Professor Jim Elliot and Ms. Jane Abbot Connor

This subject, focused on independent student projects, presents the communication skills necessary for successful astronomical research. Astronomers compete for resources; peer-judged proposals for grants and telescope time have a 20 - 35% success rate. Furthermore, securing a desirable job presupposes the ability to present interesting seminars. Thus, effective communication can be as important to professional success as are technical abilities.

The course’s first assignment is a brief proposal requesting telescope time; it states a project’s goal, data required, and a plan for data acquisition and analysis. The CI lecturer gives significant feedback on the writing; course staff provide content feedback on the project’s feasibility. The proposal is then revised accordingly. Next, an oral presentation of the proposal is delivered to the class, TAs and faculty; it receives extensive CI feedback, and requires students to sharpen and develop their ideas. These assignments, graded entirely as communications efforts, provide a baseline for each student’s work.
Using the proposal revisions, the CI lecturer assesses each student’s challenges.

Individual CI consultations cover grammar or ESL issues (with encouragement to use the Writing Center); organization and argumentation; coherence within and between paragraphs; graphics; conventions of formatting; and clarity of the required content. Students learn to think about their intended audience, and to craft their document to convey their ideas to that audience, accurately and efficiently. Questions that guide the consultation include: Will this piece of writing persuade your readers to entrust you with the scarce resource of telescope time that you seek? Will they understand your needs quickly and effortlessly? Is the care taken in your writing predictive of that in your research? Does your writing demonstrate that you are competent and prepared? Are you –through content, language, and format – presenting yourself as a professional, establishing your credibility as a scientist, so that your audience can sense you would use the telescope time well?

The final assignment for 12.410, given both astronomy and communication grades, is a 15- to 20-page Project Report with a required revision. This report is built in stages beginning with anticipated Figures, Tables, and Outline. Graphics – clear, effective figures and tables – are emphasized. Students revise based on feedback from technical and CI staff, and may choose to give a final presentation. The final revision is judged on writing criteria established in the rounds of proposal writing, and on the quality and depth of scientific and technical thinking.


16.621 and 16. 622 “Experimental Projects I & II”
Professor Edward Greitzer and Ms. Jennifer Craig

In these two classes, or as it is commonly known, “.62x,” teams of two students select their own projects from a broad list of projects proposed by faculty and work with a faculty or staff advisor. They refine an hypothesis and then design, construct, and carry out an experiment. The small team size offers opportunity for close contact among students, faculty, and staff. The aim is to ensure that students are engaged with an advisor and a project about which they are enthusiastic.

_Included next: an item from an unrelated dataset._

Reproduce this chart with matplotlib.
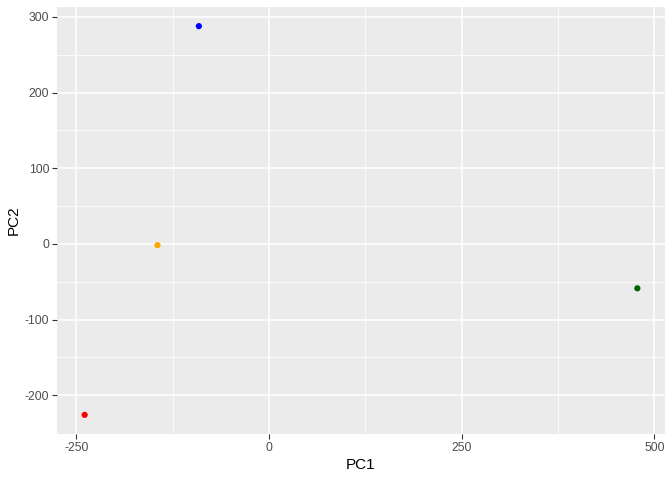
import matplotlib
matplotlib.use("Agg")
import matplotlib.pyplot as plt
import numpy as np

# PCA scores
pc1 = [-239.2, -144.7, -91.0, 478.0]
pc2 = [-225.8, -1.6, 287.7, -58.6]
colors = ["red", "orange", "blue", "darkgreen"]

xticks = [-250, 0, 250, 500]
yticks = [-200, -100, 0, 100, 200, 300]

plt.rcParams["font.family"] = ["Liberation Sans", "DejaVu Sans"]
plt.rcParams["axes.unicode_minus"] = False

fig = plt.figure(figsize=(6.72, 4.8), dpi=100)
ax = fig.add_axes([57 / 672, (480 - 434.3) / 480, (665 - 57) / 672, (434.3 - 6.7) / 480])
ax.set_facecolor("#EBEBEB")

ax.scatter(pc1, pc2, c=colors, s=20, linewidths=0, zorder=3)

ax.set_xticks(xticks)
ax.set_yticks(yticks)
ax.set_xticks([-125, 125, 375], minor=True)
ax.set_yticks([-150, -50, 50, 150, 250], minor=True)
ax.margins(0.05)

ax.grid(True, which="major", color="white", lw=1.1)
ax.grid(True, which="minor", color="white", lw=0.55)
ax.set_axisbelow(True)
for s in ax.spines.values():
    s.set_visible(False)

ax.tick_params(which="major", length=3.5, width=0.8, color="#333333",
               labelcolor="#4D4D4D", labelsize=8.8, pad=2)
ax.tick_params(which="minor", length=0)

ax.set_xlabel("PC1", fontsize=11, color="black", labelpad=3)
ax.set_ylabel("PC2", fontsize=11, color="black", labelpad=3)

fig.savefig("out.png", dpi=100)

Excellence in written and oral communication is an overarching theme. The communication-intensive curriculum is an Institute-wide mandate, and 16.621 and 16.622 are two of Course 16’s communication-intensive subjects. Working with a CI lecturer, student teams report their progress through the two semesters in a sequence of written documents and oral presentations that are less like conventional homework and more the kinds of communication in which professional engineers engage. Thus, students learn about audience and persuasion, information organization, informational graphics and data presentation, and how to describe complex engineering decisions.

Written and oral communication are approached in similar ways. First, with the consultation of engineering faculty, assignments are designed around authentic activities taking place in the course. Students receive instruction just as they are about to write or to prepare a presentation. Written communication requires a draft and usually a conference with the communication instructor after which the final draft is turned in for a grade. Oral presentations require a rehearsal with the CI lecturer before the student team presents to the engineering faculty and their peers. Engineering faculty work with the CI lecturer to compose the rubric with which written and oral communication is assessed. Moreover, students receive not only a grade but also written and oral feedback from their engineering faculty as well as from the CI lecturer. The combination of mentoring from their engineering faculty and support and instruction from the communication instructor usually results in a sharp increase in skill level. Students also receive several opportunities to practice during the semester – a key factor in communication excellence.

Teams from 16.62x often present at student divisions at conferences, and their success rate is high. Over the past six years, our students at the AIAA and ASEE regional student conferences have won first-place undergraduate awards in 2005, 2003, 2002, and 2001 as well as second or third place in 2002 and 2000.

24.06 “Bioethics”
Professor Caspar Hare, Professor David Jones,
and Mr. Thomas Delaney

Bioethics (24.06) is a subject that provides students with a platform for improving their writing, no matter on what level their current skills may lie. Team taught by a historian and a philosopher, the class requires students to make and critique historical and philosophical arguments. Students often need to shed old writing habits, such as padding an argument with superfluous material. Instead, they need to learn how to reconstruct an argument in a succinct fashion by focusing on its essential elements. Their task then is to identify one or more of those elements as weak or strong, providing evidence to make their case.

The writing advisor works from drafts to help individuals make their words and syntax map the argument as closely as possible, applying philosophical concepts such as validity, soundness, and persuasiveness. In historical argument, a student must use the historical and cultural evolution of a bioethical issue to shed light on present stances. One technique that helps students is an initial conversation that focuses on understanding of the material and the nature of argument. The writing advisor then aids the writer in producing a conceptual outline, each point of which can be developed into a paragraph that makes an assertion or provides supporting evidence.